B. P. : En général, les journées presse se déroulent dans un hôtel. J'arrive une demi-heure plus tôt avec le réalisateur, on prend un café ensemble, ou on déjeune. Je donne le programme de la journée, je situe les médias pour lesquels travaillent les journalistes qui vont se suivre. Tout cela dans la sérénité. Je ne suis jamais stressée. Je ne veux pas que cela puisse déteindre sur le réalisateur ou le comédien invité. Tout au long des interviews, je veille à ce que tout se passe bien pour chacun : laisser respirer l'invité entre deux interviews, ne pas accumuler trop de retard, parce que les uns s'énervent et deviennent désagréables. Je n'assiste jamais aux interviews, je trouve qu'il vaut mieux laisser les interlocuteurs entre eux.

 

C. : Travailles-tu de la même façon avec toute la presse ?
B. P. : Non. Il y a les télévisions et la presse écrite.
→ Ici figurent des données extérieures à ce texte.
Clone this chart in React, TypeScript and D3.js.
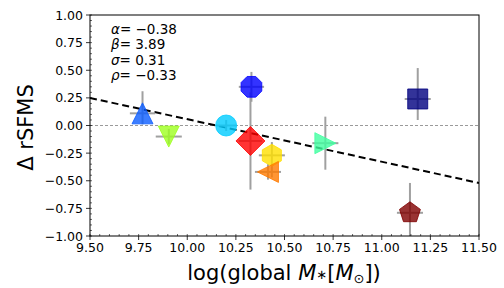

Les premières sont souvent co-productrices d'un film, alors elles ont la primeur. Il faut qu'elles en aient parlé avant que le reste de la presse puisse en faire un sujet. Quand la RTBF est co-productrice d'un film, souvent, le réalisateur ou un comédien est invité sur le plateau du JT.
Mon travail ne se limite pas à inviter les journalistes à une vision de presse et leur faire parvenir un dossier. Je les appelle, j'essaie de savoir s'ils vont écrire, quand ils vont publier. J'essaie, dans la mesure du possible, de planifier avec eux les dates de publication de leurs articles. En tout cas, je me tiens au courant.
J'essaie de bien les connaître, leurs goûts, leurs préférences, je discute avec eux, mais surtout je les lis !

 

C. : Quelles sont les qualités indispensables pour faire un bon attaché de presse ?
B. P. : Tout d'abord, posséder un carnet d'adresses complet. Quand tu débutes, tu ouvres les journaux et magazines, tu lis les signatures des journalistes ou tu téléphones aux rédactions pour avoir les noms et les adresses de contact de ceux qui écrivent dans chaque rubrique. Connaître les points de vue et les couleurs idéologiques de chaque publication. Cibler le public de chaque média pour savoir ce qu’il faut leur proposer. Être au minimum bilingue, et même polyglotte, parce que rien de tel que de parler la même langue pour échanger ses sensibilités. Et surtout, être sociable, apprécier les rapports humains et être capable de négocier.